## Problem to work on
Count how many lines of the material below have the word "this" and give only the number.

[START Available records]

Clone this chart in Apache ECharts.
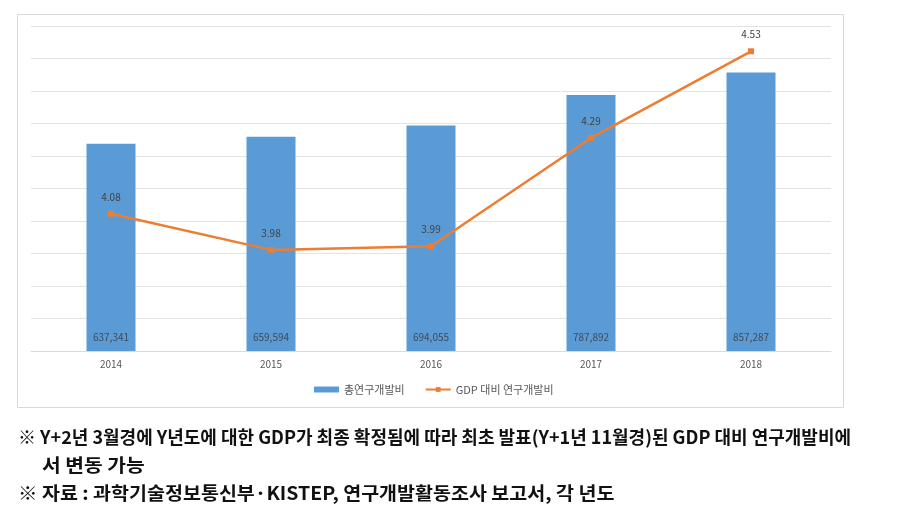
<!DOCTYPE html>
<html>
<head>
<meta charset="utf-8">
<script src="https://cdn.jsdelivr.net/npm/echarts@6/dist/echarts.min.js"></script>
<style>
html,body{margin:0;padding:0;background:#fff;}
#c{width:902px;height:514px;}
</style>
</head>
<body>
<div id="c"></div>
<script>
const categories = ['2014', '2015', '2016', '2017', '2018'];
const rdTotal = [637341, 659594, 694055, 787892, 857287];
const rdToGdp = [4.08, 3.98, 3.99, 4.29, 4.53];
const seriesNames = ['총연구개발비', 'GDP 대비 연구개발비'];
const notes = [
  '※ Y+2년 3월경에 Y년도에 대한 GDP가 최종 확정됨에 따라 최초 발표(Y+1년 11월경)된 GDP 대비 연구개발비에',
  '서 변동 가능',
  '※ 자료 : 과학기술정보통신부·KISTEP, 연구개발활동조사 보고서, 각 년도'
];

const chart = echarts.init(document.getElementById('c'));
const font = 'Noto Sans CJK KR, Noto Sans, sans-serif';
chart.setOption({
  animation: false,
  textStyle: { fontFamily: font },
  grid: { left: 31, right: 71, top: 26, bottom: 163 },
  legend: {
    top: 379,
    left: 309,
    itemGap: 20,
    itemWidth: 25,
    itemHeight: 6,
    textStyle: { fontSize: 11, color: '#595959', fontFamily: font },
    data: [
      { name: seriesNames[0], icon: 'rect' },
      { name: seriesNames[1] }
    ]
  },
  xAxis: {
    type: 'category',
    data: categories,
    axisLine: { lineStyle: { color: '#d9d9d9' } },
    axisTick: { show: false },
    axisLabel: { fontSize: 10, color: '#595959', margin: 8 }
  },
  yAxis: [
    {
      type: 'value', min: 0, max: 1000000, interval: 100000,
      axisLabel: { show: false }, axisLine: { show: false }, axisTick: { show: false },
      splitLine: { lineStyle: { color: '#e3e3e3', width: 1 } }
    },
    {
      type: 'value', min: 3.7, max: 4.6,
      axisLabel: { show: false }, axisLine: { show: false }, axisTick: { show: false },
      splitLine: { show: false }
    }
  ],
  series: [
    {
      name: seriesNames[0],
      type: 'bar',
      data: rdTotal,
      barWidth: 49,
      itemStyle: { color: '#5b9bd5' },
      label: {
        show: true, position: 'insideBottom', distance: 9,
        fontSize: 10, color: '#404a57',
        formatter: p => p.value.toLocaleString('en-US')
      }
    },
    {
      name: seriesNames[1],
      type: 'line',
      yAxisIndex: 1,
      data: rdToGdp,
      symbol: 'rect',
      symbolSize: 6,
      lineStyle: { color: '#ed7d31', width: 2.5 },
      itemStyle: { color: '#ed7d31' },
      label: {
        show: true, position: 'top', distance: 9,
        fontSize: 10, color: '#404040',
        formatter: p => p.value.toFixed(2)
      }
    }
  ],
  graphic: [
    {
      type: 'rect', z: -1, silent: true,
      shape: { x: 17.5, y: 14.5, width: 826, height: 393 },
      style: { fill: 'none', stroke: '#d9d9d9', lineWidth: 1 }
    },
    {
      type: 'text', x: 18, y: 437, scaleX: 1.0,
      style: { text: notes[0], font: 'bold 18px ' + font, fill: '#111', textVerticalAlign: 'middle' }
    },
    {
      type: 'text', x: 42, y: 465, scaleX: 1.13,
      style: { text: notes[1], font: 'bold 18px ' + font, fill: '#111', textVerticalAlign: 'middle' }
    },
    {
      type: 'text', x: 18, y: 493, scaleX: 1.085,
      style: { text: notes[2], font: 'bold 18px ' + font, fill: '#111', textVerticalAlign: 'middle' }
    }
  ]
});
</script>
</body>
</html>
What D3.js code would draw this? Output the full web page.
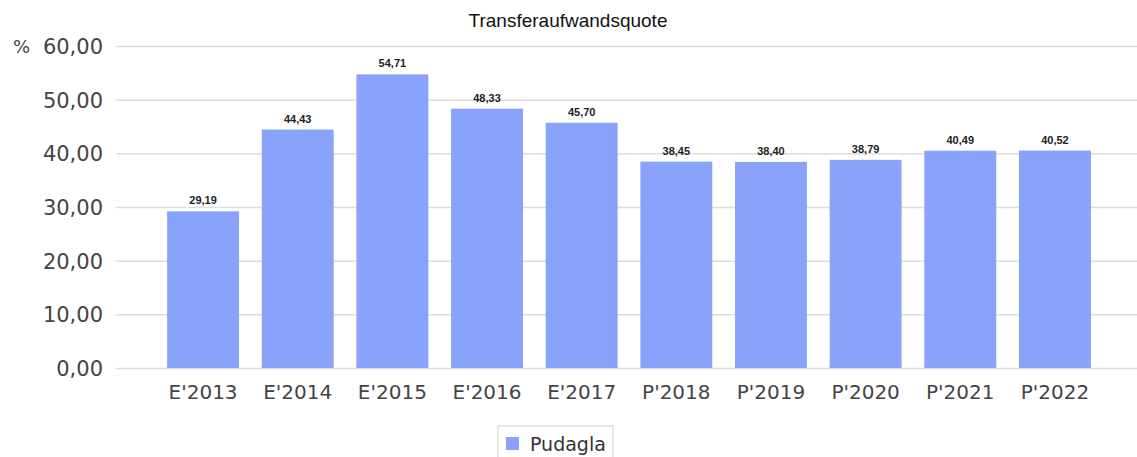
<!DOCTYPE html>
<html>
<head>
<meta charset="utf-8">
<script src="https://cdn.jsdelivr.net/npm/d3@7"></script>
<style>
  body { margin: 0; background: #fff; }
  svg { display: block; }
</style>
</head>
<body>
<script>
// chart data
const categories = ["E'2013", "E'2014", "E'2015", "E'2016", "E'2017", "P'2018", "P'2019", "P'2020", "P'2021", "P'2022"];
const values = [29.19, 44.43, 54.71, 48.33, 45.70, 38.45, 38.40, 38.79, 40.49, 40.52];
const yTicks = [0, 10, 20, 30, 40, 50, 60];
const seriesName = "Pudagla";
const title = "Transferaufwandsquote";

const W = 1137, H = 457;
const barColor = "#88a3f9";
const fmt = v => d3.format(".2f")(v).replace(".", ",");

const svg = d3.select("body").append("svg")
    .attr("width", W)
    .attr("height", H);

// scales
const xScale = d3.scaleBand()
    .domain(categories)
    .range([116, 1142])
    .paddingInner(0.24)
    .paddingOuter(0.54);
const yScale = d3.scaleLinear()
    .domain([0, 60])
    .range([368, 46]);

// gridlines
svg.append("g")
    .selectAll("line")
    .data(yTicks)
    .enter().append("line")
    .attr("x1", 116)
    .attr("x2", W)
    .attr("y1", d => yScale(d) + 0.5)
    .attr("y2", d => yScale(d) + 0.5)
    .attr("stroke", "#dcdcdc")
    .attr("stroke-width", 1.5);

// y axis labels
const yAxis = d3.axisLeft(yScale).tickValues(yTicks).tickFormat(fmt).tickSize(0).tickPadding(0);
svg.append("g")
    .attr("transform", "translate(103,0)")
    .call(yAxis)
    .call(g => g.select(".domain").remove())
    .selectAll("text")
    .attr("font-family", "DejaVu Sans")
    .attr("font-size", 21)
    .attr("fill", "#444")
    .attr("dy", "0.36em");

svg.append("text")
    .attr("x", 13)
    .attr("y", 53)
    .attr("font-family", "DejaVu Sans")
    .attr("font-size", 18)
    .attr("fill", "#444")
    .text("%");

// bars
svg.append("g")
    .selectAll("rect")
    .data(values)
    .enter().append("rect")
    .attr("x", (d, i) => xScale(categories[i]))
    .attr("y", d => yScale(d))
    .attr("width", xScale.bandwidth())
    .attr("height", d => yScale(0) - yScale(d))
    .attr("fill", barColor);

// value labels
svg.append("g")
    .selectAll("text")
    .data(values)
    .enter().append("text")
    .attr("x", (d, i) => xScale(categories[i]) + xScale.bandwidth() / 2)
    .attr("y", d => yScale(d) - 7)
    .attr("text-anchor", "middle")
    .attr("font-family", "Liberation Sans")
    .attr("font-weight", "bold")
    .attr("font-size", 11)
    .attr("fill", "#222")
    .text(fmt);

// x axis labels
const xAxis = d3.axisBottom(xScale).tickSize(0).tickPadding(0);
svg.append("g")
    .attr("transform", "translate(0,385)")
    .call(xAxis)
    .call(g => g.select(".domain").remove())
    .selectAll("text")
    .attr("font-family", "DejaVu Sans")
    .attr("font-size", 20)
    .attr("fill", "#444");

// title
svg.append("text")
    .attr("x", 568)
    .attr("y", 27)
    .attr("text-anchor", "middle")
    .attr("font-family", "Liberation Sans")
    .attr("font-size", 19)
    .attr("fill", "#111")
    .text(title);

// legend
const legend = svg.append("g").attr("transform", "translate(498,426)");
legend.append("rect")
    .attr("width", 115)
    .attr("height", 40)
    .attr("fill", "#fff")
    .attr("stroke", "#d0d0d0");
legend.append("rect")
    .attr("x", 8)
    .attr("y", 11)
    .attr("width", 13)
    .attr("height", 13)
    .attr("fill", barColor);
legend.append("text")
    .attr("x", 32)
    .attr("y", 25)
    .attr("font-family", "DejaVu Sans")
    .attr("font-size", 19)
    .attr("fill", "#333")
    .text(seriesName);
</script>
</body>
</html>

[END Available records]

## Exercise response
2